教育評論家の尾木直樹は、著書『尾木ママ、どうして勉強しなきゃいけないの?』(主婦と生活社)において、“明治期の感化法で暴力が肯定された以外は教育界で体罰は認められたことはない”とした上で、こう指摘している。
〈それ(感化法)以外に教育界で体罰は認められたことがないにもかかわらず、「昔は先生にバンバンやられたよ」なんて、振り返る人が多いのも事実です。
それは軍事教練で、戦中に学校教育の中に軍人さんが入ってきたことが大きく影響しているんですよね。軍隊のやり方でビシビシと子どもたちを殴り始めて、それが教育だと勘違いして、軍人ではない教師たちも殴って言うことをきかせるようになってしまったんですよ〉
つまり、松本の世代を含め、この国の教育現場では戦中の軍事教育が延々と引き継がれてきてしまった、というわけだ。「自分たちの世代では体罰は当たり前だった」としても、けっして「体罰は当たり前」にしてはいけないものなのだ。
しかも、松本は「自分たちは体罰を受けてもまともに育ったのに」と語るが、このとき彼は、体罰によって死亡した重大な事件をはなから無視している。

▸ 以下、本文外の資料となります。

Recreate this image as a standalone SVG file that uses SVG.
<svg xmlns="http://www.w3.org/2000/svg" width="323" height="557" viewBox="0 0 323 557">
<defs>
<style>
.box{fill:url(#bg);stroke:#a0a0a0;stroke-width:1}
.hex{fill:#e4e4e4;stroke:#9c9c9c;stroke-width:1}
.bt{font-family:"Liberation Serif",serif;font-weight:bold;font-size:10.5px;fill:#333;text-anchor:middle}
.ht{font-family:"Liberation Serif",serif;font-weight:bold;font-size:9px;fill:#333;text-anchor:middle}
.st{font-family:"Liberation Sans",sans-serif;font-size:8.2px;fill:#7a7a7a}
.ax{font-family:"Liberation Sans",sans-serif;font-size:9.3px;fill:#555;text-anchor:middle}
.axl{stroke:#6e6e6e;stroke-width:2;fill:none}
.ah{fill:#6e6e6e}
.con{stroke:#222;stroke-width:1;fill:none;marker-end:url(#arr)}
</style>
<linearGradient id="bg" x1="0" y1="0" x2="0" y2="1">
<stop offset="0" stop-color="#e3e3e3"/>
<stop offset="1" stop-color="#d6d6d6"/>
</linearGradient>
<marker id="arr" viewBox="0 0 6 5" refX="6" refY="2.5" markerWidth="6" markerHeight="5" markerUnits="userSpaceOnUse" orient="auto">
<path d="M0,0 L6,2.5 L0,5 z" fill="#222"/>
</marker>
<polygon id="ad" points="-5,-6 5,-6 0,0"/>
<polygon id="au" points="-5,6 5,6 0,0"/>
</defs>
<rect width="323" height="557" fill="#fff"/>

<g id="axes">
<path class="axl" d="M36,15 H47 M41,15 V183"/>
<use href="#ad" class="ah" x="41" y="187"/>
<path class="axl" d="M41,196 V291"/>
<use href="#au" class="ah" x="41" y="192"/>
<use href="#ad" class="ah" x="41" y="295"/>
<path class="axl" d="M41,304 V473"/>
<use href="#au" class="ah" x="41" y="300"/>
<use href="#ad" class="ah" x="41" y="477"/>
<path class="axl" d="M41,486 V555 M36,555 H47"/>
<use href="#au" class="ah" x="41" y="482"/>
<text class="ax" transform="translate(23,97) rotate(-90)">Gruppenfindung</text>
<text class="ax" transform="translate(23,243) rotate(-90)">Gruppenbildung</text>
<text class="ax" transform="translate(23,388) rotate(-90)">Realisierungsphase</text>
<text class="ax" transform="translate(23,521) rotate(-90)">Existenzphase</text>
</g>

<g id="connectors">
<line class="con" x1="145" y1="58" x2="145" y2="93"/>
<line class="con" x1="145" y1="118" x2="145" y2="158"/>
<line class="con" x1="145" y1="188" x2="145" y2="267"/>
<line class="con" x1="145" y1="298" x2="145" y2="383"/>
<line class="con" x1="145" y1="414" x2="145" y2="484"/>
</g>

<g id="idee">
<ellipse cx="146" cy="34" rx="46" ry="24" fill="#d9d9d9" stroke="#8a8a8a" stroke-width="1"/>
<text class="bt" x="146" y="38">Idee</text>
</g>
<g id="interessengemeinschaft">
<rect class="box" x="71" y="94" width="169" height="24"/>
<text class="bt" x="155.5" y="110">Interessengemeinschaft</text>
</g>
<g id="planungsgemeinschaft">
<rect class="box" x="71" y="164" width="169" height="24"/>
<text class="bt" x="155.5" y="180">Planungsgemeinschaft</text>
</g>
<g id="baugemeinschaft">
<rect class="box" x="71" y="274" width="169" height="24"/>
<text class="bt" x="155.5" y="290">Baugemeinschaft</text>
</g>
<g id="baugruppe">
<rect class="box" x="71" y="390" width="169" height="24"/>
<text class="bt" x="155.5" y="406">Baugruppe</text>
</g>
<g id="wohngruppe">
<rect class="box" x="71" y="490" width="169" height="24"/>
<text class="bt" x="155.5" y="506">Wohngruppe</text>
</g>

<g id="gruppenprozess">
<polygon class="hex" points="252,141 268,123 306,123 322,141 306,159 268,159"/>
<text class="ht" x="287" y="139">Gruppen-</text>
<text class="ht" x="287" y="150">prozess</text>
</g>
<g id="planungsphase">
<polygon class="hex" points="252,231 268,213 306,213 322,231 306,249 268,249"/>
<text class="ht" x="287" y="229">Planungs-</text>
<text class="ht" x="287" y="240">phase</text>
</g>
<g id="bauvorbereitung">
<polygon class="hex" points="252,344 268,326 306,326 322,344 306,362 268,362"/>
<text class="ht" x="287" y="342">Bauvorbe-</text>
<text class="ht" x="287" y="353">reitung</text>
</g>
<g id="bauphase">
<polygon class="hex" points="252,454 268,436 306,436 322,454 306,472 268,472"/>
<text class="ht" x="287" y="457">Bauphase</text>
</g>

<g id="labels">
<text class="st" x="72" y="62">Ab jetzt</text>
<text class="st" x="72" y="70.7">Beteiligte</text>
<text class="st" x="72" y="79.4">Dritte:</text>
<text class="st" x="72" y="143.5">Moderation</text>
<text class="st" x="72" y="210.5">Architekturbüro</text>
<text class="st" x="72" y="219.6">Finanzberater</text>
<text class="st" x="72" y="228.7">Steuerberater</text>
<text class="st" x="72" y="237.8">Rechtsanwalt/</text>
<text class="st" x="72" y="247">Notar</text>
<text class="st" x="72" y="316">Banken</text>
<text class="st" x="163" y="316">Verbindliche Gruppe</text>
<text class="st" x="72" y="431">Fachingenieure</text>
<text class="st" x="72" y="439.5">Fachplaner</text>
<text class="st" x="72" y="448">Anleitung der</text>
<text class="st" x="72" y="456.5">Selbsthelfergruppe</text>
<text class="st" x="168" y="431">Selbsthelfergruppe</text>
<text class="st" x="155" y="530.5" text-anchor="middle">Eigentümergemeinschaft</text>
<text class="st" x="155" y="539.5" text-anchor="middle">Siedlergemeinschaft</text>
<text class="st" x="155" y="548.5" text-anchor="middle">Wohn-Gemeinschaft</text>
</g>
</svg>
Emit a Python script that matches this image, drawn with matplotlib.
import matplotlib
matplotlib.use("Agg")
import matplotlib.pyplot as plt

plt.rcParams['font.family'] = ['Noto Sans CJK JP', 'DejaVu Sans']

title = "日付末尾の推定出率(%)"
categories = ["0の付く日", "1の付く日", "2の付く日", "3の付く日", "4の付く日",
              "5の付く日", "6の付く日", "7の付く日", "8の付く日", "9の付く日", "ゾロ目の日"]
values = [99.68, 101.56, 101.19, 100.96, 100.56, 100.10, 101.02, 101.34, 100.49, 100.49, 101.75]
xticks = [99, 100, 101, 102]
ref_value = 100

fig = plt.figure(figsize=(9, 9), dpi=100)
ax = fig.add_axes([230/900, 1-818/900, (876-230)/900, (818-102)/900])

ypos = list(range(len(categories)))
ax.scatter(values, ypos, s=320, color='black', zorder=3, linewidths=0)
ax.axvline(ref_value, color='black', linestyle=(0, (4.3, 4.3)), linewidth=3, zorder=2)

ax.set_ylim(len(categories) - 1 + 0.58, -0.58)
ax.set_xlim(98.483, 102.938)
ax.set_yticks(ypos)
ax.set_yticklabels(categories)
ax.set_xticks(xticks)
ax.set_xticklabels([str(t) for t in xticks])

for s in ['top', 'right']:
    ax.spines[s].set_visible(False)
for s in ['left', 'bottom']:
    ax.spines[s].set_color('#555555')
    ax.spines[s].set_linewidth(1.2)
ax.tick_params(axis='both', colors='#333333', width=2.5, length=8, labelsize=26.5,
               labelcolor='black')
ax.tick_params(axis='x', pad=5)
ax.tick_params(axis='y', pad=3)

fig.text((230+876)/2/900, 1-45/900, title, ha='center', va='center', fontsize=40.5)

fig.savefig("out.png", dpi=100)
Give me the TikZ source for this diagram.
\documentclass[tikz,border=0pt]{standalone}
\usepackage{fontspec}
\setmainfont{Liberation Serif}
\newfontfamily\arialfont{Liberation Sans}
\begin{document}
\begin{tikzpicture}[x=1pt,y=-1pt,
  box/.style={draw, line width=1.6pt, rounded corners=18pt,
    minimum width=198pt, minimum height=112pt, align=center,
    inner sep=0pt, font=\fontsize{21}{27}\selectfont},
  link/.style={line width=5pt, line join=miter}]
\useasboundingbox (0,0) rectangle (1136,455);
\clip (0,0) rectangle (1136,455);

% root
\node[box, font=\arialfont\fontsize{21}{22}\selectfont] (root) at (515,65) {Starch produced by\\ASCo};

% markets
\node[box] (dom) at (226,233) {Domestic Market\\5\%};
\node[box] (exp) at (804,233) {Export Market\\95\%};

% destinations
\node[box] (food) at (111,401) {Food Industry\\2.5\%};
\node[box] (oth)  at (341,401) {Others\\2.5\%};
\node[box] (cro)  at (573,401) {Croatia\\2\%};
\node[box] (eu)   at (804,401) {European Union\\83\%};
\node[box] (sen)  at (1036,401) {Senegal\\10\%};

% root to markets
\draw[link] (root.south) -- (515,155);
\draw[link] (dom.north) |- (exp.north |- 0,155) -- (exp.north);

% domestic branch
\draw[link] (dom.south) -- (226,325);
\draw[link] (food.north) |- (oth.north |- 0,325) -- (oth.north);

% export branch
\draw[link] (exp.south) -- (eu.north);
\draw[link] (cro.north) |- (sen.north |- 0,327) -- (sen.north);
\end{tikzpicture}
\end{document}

これはとくにスポーツ界の根深い問題だが、暴力を伴う指導を受けて成功をおさめたアスリートは、そのやり方を肯定する者も多い。だが、その一方で、死にいたったり、重篤な怪我をさせられたり、心に傷を負った人はたくさんいる。スポーツ界でなくとも、松本は「自分たちは体罰を受けたが屈折したりしてない」と胸を張るが、松本はすべての体罰を受けた人のその後など知るわけがない。松本の論は結局、生き残った者の体験談、すなわち生存バイアスがかかったものでしかないのだ。
自分以外の人はどうだったのかという想像力ももたないで、よく自分のことを「何なら普通の若者よりも常識がある」などと自画自賛できるものだと呆れるが、だからこの国ではいまだ体罰が美化され、今回もこうした反応が起こるのだろう。